• Records shown:
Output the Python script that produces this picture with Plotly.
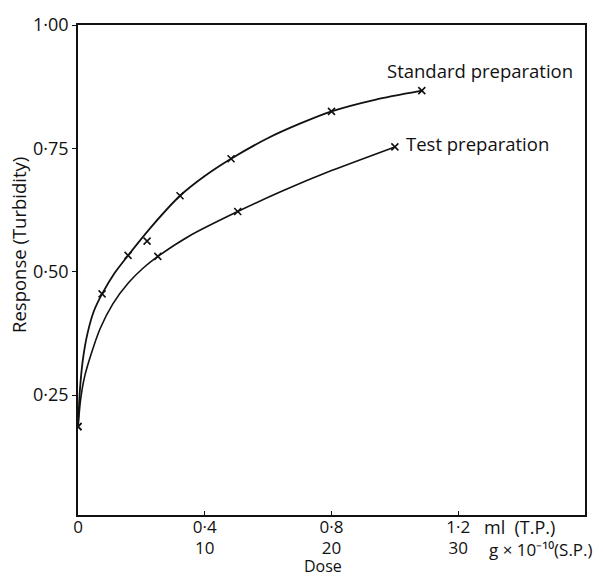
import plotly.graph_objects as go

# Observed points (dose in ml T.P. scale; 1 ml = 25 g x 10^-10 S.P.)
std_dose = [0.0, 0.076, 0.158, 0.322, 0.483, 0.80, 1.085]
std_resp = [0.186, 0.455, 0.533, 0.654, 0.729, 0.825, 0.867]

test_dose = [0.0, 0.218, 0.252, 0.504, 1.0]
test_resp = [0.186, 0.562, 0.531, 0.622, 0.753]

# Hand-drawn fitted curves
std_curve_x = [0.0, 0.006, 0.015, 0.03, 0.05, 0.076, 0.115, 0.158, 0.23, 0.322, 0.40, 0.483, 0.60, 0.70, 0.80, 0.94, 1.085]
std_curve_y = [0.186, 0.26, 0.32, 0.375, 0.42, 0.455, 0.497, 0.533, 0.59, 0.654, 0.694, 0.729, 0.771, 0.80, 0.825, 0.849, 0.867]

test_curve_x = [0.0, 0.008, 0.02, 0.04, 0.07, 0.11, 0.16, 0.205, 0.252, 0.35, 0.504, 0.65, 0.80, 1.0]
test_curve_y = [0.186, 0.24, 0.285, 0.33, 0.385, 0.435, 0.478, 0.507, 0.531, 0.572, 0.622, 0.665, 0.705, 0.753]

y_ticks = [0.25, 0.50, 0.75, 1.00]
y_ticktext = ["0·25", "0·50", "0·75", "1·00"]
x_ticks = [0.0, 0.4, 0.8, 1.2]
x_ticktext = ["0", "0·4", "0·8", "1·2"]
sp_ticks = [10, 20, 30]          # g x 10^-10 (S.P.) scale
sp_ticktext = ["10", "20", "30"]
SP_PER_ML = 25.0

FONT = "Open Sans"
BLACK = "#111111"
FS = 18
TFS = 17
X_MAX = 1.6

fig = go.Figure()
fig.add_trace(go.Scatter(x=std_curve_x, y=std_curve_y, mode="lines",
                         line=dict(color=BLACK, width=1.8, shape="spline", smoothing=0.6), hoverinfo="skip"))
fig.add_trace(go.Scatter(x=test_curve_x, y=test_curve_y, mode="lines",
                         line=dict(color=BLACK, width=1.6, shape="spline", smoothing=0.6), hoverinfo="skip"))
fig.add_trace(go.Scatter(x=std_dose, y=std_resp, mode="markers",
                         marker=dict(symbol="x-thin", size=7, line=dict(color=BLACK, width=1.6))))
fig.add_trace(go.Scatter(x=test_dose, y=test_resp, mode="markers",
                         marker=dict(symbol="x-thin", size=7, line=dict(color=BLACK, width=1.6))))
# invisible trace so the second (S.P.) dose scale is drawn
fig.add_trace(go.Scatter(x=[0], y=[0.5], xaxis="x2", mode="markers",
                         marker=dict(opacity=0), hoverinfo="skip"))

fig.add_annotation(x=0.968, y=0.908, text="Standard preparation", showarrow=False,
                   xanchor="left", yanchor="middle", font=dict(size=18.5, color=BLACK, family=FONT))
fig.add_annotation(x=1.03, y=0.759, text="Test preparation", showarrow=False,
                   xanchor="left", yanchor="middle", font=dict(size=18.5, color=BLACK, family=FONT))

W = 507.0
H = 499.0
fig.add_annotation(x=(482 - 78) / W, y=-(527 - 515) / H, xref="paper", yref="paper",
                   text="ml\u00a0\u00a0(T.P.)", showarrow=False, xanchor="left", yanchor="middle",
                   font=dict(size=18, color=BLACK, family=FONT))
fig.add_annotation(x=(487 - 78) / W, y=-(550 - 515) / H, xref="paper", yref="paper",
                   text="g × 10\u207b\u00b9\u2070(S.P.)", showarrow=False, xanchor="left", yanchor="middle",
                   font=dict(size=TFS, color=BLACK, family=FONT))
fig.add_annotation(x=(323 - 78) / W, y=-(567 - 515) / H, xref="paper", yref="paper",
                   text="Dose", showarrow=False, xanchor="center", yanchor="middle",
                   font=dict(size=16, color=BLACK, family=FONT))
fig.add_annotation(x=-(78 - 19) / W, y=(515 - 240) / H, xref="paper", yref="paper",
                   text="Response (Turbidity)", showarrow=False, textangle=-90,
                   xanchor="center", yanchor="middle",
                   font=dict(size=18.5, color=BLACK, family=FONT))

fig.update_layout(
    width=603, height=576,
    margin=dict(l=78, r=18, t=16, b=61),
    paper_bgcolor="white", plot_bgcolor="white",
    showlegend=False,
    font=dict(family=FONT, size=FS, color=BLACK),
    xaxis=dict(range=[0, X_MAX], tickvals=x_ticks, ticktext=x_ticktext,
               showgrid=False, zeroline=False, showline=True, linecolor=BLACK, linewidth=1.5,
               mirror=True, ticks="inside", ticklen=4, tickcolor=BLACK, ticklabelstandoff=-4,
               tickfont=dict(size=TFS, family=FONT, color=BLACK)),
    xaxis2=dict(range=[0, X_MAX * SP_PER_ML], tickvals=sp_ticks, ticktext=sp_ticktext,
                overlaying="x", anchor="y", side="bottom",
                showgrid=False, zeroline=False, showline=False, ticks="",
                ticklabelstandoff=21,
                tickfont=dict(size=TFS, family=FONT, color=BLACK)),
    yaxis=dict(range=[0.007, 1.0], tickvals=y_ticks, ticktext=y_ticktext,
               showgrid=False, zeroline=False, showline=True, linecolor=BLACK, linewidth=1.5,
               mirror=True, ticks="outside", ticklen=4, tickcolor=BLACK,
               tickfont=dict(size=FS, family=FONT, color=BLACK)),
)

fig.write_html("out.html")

--

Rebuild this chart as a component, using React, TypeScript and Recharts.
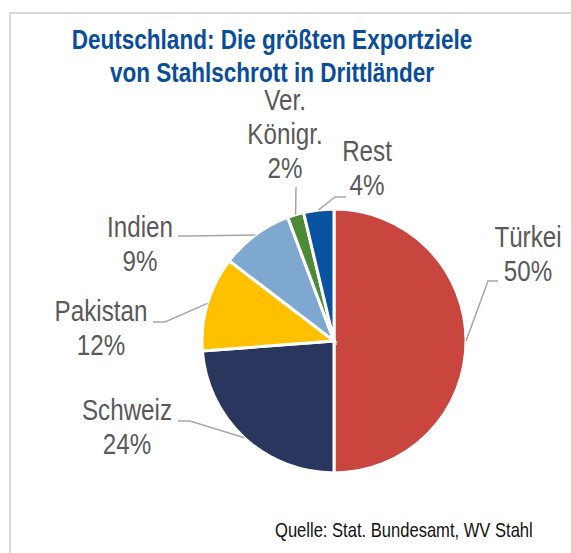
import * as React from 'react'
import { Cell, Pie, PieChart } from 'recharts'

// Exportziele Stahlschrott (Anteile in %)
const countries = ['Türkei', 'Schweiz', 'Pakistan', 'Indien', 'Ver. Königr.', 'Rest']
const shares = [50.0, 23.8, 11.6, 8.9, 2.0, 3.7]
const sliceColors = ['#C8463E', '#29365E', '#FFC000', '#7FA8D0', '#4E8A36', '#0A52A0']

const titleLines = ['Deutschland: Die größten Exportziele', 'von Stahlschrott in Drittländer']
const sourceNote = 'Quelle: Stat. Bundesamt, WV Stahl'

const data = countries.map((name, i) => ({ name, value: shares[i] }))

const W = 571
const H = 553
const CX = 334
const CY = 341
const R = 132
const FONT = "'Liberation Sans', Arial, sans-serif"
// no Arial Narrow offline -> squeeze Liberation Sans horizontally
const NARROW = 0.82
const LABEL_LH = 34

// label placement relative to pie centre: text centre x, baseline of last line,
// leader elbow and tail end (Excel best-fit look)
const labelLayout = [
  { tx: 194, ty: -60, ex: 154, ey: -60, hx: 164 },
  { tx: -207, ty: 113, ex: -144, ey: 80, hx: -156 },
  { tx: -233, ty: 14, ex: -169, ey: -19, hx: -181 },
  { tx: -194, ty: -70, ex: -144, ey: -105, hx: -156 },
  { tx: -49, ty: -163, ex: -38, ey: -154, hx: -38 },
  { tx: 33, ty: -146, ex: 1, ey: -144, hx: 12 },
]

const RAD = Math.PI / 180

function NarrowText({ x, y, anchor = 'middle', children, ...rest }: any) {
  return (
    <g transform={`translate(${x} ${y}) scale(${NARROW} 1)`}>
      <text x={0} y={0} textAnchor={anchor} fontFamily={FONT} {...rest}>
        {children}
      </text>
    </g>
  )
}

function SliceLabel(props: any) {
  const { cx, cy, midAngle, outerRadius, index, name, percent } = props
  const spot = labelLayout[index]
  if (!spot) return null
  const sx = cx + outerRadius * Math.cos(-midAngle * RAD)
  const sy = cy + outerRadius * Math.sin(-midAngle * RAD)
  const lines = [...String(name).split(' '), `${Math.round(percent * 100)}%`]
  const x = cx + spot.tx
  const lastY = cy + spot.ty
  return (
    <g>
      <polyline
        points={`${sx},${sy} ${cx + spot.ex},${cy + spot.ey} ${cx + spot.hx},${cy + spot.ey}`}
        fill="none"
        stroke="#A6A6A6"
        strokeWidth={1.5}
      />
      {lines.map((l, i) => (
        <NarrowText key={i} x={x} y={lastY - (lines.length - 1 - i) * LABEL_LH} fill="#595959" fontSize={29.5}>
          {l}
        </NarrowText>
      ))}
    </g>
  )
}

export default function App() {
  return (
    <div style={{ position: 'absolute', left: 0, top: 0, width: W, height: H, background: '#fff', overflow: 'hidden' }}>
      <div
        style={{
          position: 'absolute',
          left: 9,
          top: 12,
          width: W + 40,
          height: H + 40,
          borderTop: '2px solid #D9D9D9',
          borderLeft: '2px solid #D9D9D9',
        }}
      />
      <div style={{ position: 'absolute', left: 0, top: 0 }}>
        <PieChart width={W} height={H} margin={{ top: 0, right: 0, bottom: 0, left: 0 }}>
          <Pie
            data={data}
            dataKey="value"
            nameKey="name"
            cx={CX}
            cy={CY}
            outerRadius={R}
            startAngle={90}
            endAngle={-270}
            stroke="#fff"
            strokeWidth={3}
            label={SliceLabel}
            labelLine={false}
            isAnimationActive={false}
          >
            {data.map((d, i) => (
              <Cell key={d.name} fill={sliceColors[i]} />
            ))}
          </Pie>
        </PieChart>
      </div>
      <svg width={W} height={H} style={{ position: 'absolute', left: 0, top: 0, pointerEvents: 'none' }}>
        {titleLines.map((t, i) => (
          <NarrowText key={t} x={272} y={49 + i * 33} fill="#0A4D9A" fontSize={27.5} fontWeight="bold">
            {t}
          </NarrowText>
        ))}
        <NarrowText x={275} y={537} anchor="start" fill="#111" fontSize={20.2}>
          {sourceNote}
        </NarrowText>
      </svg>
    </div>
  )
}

==

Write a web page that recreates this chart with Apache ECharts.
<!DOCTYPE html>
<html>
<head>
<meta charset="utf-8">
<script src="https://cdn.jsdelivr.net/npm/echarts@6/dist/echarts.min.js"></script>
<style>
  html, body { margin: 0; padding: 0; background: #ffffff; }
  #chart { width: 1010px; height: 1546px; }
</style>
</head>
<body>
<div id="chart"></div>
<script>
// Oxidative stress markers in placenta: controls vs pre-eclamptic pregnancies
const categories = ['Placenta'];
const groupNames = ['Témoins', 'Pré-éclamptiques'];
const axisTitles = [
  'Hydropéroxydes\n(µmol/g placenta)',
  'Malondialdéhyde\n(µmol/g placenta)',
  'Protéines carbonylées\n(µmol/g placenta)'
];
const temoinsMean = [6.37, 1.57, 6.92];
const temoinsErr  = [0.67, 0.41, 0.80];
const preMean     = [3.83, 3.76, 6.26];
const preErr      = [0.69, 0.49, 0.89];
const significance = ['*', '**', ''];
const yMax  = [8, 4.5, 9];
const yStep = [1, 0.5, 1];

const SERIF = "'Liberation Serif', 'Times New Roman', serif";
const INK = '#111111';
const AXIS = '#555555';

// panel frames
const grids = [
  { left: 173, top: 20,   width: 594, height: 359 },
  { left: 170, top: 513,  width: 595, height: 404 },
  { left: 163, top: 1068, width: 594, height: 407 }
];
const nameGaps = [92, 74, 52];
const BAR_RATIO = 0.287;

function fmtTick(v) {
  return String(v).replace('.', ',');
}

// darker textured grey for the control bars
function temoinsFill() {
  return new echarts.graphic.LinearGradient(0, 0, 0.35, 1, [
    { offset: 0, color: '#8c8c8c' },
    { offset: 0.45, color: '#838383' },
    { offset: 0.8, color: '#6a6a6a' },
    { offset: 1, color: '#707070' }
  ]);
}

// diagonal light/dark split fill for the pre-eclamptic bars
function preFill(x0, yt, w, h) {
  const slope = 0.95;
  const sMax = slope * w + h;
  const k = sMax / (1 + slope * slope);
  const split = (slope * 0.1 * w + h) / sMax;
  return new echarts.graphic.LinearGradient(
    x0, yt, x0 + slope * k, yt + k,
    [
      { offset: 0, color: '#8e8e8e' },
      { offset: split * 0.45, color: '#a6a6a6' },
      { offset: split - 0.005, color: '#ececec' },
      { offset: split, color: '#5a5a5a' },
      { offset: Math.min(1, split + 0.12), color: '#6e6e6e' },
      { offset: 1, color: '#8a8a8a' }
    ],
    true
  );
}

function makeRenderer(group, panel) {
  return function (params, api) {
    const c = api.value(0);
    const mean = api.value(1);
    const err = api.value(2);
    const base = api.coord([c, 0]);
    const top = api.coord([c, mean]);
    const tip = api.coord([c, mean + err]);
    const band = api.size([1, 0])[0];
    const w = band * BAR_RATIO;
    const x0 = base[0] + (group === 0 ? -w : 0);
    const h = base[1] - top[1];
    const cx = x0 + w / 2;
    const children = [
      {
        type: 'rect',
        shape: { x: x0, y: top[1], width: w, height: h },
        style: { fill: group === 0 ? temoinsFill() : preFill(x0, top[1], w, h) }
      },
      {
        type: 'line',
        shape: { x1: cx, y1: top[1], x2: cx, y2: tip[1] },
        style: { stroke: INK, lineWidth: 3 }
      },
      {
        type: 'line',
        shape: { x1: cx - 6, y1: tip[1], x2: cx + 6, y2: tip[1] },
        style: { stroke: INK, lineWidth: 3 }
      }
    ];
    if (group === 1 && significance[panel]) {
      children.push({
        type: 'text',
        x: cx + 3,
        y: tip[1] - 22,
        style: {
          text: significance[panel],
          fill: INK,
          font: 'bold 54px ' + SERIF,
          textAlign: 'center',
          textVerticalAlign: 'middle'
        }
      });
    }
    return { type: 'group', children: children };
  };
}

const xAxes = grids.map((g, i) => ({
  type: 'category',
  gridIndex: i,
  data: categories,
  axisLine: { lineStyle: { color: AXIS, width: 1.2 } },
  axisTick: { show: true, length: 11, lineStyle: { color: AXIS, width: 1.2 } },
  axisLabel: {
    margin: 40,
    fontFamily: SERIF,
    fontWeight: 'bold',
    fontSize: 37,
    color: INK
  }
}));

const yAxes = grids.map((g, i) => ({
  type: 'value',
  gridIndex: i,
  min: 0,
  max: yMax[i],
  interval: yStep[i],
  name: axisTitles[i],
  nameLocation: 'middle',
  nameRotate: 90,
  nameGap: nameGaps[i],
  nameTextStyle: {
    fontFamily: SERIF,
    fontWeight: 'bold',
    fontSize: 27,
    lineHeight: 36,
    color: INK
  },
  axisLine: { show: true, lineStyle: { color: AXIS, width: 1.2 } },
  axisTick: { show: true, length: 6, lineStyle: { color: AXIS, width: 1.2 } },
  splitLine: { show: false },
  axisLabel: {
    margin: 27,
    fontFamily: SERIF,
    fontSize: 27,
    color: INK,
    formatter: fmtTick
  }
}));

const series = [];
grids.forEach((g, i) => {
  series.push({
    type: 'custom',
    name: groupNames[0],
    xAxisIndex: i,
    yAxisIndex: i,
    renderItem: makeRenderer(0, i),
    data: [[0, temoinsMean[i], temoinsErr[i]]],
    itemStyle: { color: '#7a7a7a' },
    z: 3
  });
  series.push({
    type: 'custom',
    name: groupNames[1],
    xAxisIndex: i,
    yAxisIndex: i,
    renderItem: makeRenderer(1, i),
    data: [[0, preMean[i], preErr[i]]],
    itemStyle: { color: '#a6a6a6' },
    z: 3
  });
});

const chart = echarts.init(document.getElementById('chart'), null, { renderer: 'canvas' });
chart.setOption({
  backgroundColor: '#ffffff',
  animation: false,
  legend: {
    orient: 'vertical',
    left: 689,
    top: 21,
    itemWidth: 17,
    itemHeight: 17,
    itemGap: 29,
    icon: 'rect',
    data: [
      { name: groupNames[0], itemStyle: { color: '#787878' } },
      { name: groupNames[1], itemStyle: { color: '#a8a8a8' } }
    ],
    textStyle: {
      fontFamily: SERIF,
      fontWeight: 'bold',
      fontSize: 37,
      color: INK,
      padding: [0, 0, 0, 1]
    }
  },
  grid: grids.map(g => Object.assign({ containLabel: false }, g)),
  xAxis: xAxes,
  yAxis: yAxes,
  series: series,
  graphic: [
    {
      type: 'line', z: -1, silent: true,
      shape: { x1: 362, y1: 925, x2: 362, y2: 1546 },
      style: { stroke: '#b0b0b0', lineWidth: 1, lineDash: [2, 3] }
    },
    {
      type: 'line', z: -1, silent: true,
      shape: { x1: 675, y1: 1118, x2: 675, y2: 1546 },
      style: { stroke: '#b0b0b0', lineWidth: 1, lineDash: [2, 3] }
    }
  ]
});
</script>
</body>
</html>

• Do this: Begin with the line that contains "Rebuild this chart", end with the line that contains "Cell, Pie, PieChart", and set down every line in that range exactly as it stands, minus the pictures.

• Full output:
Rebuild this chart as a component, using React, TypeScript and Recharts.
import * as React from 'react'
import { Cell, Pie, PieChart } from 'recharts'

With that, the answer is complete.